Don't know, Bertie, although common sense sugests it's not likely. Do you think it might be metaphorically true, which is the way I always understood the saying?


Seems to me that would depend a lot on whether the wolves were howling.
Question Author
I know this to be a metaphor but wondered if it was based on fact, as many adages are!
(There are two g's in suggests btw!)
As for howling wolves, that would SUGGEST a full moon, therefore a lighter night!
( Just my luck to get 2 smart *** to respond)
Made me think. If dawn is the very first bit of light for the new day then a moment earlier it must have been as dark as it gets. Whether that was any darker than 90 minutes earlier though, it seems unlikely.
I would have thought "not necessarily true"!

OldGeezer
"Made me think. If dawn is the very first bit of light for the new day then a moment earlier it must have been as dark as it gets"
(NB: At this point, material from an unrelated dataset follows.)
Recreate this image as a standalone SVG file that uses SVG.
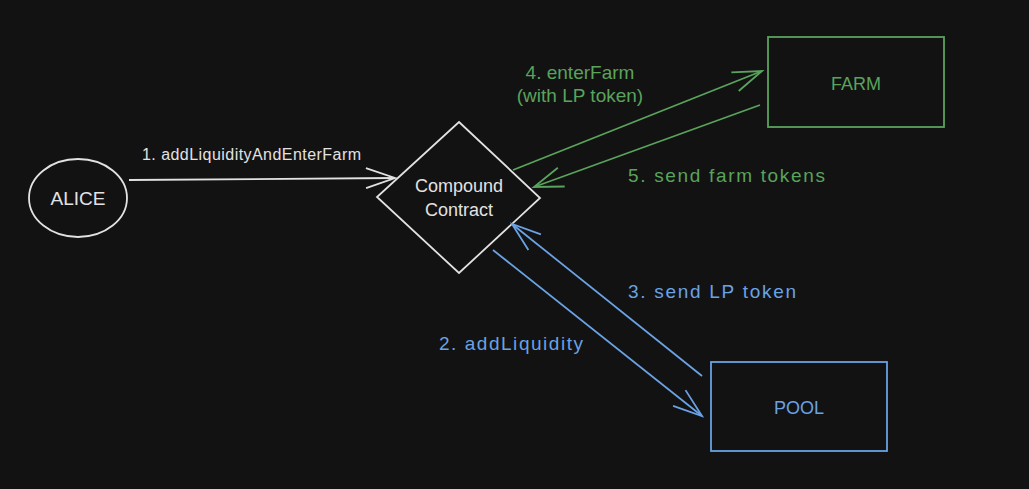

I think I agree with that If and only if we are talking about direct light from the sun. However light willalso get reflected by the moon and depending on its position it may be lighter before the sun dawns or not as the case may be.......I think!
Question Author
Thank you!
It's a metaphor for the darkness of the mind, before something comes to bring light. There is also evidence that body rhythms fall by the end of the night only rising as the first light is able to affect the pineal gland. Night nurses will tell you patients often die in the early hours, possibly due to drops in body temperature o r maybe due to depth of sleep a body already slowed just stops.
Moonlight eh.
Well maybe not always darkest, but generally darkest, before the dawn.
Vague doesn't quite give the right impression though, not like a black and white comparison statement.
I take the phrase as..

Dawn could be a plane flight.. Say i've got to wait 6 hours for my flight, the first 5 hours will go by,then the 6th will be the longest /darkest

A better example could be someone bleeding out.. They could be bleeding out for 3 hours say after the 4th hour they get saved.. The first 3 hours will go by but the 4th would be the darkest due to the uncertainty etc..

Basically the final moments of waiting usually take the longest is how i interpret this phrase.
Technically the darkest hour would be the hour midway between dusk and dawn . . . during a New Moon . . . in mid winter.
. . . on the Arctic Circle.
. . . or the Antarctic Circle for the rest of us.